Sul piano dell'Intelligence economica, e qui concluderei, i grandi obiettivi possono e debbono essere quelli di contrasto nei confronti della malavita organizzata, perché oggi non credo esista ancora una figura di stato criminale così come ve l'ho identificata, ma il rischio che qualche cosa possa nascere concretamente c'è.
La difesa degli interessi nazionali è sostanzialmente prevenzione di infiltrazione, ma non può essere a difesa della cosiddetta integrità o nazionalità delle forze economiche, perché processi di integrazione devono consentire al capitale straniero di installarsi in Italia, così come devono consentire al capitale italiano di installarsi all'estero e non esistono, credetemi, in termini di strategia industriale settori che possono, debbono essere protetti da questo tipo di rischio, a mio giudizio, neppure quelli della Difesa, a esser chiari.

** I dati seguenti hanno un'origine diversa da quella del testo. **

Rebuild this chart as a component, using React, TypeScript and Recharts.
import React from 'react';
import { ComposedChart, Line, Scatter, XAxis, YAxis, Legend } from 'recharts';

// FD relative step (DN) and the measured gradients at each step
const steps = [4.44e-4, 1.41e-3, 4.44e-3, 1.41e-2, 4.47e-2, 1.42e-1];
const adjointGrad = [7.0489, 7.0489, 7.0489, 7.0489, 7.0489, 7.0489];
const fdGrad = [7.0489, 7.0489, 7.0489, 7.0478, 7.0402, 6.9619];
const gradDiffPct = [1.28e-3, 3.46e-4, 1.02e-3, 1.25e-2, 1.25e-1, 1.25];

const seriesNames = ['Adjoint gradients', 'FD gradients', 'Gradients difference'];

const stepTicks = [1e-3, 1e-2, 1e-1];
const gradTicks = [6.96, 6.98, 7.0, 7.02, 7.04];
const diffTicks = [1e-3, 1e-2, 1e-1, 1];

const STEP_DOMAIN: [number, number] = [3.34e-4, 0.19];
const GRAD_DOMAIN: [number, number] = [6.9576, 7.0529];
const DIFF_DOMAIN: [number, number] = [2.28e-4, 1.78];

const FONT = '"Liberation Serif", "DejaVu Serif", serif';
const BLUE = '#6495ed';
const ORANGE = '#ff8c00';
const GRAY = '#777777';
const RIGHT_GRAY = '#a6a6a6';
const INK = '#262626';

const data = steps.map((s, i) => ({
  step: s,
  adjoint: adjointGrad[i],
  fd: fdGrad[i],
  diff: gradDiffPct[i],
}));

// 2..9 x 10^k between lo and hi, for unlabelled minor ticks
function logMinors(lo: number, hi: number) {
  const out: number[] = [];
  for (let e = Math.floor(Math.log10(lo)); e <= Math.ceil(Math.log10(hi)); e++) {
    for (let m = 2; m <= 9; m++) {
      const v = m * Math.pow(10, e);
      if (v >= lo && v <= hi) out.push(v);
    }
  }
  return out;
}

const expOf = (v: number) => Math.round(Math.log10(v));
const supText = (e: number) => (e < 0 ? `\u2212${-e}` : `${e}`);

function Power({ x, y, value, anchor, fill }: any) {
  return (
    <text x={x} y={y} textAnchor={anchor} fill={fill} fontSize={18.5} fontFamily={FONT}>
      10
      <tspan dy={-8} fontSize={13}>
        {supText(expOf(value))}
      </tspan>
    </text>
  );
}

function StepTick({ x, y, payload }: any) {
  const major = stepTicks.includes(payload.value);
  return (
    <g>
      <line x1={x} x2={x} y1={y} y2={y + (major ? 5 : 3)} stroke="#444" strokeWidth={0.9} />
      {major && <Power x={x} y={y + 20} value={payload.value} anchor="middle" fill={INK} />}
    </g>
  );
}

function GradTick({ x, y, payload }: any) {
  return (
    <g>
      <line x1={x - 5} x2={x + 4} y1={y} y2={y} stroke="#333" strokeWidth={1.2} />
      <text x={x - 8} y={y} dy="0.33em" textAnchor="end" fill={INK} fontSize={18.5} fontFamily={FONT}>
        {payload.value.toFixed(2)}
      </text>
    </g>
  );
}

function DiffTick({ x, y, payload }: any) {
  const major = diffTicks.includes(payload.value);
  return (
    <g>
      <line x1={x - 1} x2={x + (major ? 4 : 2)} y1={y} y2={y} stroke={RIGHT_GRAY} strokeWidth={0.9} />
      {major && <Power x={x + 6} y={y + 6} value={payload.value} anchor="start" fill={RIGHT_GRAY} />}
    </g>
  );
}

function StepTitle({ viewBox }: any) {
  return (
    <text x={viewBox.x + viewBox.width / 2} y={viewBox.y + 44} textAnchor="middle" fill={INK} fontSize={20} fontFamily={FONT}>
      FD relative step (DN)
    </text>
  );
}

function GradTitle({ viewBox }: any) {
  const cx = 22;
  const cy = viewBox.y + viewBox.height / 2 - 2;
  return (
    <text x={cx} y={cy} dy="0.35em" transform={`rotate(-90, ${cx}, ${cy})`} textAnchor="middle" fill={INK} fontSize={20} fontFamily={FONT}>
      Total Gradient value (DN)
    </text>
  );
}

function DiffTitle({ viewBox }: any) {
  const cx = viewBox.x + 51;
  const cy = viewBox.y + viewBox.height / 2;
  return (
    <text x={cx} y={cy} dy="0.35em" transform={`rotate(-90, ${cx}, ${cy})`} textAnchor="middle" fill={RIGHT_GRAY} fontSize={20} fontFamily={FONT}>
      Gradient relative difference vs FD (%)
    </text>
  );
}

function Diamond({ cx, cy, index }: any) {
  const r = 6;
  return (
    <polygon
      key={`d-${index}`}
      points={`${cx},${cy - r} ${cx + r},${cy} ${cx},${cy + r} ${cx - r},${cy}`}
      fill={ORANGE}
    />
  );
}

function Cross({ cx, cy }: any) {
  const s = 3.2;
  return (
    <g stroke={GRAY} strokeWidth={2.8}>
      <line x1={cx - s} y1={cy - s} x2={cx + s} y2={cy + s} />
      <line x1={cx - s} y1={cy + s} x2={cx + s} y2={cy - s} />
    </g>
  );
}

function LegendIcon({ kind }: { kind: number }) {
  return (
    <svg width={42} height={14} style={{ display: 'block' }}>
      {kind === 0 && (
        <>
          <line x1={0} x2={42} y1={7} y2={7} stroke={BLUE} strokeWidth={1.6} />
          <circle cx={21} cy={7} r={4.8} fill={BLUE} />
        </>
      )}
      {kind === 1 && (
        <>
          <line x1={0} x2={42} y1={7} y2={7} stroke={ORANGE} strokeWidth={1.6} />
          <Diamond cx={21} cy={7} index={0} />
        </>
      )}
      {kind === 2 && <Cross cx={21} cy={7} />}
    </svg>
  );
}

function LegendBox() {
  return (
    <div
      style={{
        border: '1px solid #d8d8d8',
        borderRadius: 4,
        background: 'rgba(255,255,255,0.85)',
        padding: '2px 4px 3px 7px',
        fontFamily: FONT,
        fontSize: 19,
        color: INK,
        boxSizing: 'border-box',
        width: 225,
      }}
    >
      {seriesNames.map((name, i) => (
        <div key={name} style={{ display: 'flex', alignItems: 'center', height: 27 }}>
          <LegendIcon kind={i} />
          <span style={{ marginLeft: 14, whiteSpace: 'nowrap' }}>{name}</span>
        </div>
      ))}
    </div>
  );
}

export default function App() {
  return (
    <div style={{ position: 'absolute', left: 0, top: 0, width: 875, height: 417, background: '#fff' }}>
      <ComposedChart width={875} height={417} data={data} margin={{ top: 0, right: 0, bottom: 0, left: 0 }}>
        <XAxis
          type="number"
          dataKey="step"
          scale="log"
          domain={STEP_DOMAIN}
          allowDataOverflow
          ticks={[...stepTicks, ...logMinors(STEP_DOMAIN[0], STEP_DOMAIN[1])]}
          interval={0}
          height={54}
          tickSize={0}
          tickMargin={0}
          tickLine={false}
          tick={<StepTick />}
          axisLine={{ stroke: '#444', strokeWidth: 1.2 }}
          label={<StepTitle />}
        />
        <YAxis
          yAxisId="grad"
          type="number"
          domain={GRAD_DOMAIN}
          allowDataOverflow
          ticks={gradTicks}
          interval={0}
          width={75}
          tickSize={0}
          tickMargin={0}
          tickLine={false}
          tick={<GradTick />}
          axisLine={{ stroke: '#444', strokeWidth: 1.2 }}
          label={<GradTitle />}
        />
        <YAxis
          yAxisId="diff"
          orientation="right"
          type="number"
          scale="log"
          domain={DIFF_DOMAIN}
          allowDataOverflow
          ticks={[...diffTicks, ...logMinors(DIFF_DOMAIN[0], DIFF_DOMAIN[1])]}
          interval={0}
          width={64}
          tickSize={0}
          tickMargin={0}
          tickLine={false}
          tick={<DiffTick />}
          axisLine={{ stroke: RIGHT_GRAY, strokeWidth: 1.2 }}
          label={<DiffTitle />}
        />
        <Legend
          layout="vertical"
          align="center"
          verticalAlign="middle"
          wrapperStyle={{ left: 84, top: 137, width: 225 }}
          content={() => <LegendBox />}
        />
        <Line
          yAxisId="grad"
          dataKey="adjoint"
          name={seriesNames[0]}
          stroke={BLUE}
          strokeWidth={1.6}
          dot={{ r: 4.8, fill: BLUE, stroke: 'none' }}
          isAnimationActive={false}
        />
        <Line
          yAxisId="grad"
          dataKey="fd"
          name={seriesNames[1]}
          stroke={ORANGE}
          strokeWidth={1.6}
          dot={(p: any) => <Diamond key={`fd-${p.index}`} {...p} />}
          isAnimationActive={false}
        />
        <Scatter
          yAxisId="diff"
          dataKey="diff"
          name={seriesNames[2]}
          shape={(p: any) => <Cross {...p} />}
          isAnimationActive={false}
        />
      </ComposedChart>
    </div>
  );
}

E attenzione a tutto ciò che viene a crescere, a essere in corso di definizione in termini di regole, perché l'attenzione alle regole può ridurre preventivamente e fortemente l'area di rischio sui due temi fondamentali che, a mio giudizio, esistono e cioè quello della diffusione della criminalità economica e della creazione ipotetica di stati criminali.


(*) Conferenza tenuta dal dott. Carlo Callieri, vice presidente della Confindustria, presso la Scuola di Addestramento del Sisde, Roma 19-3-97.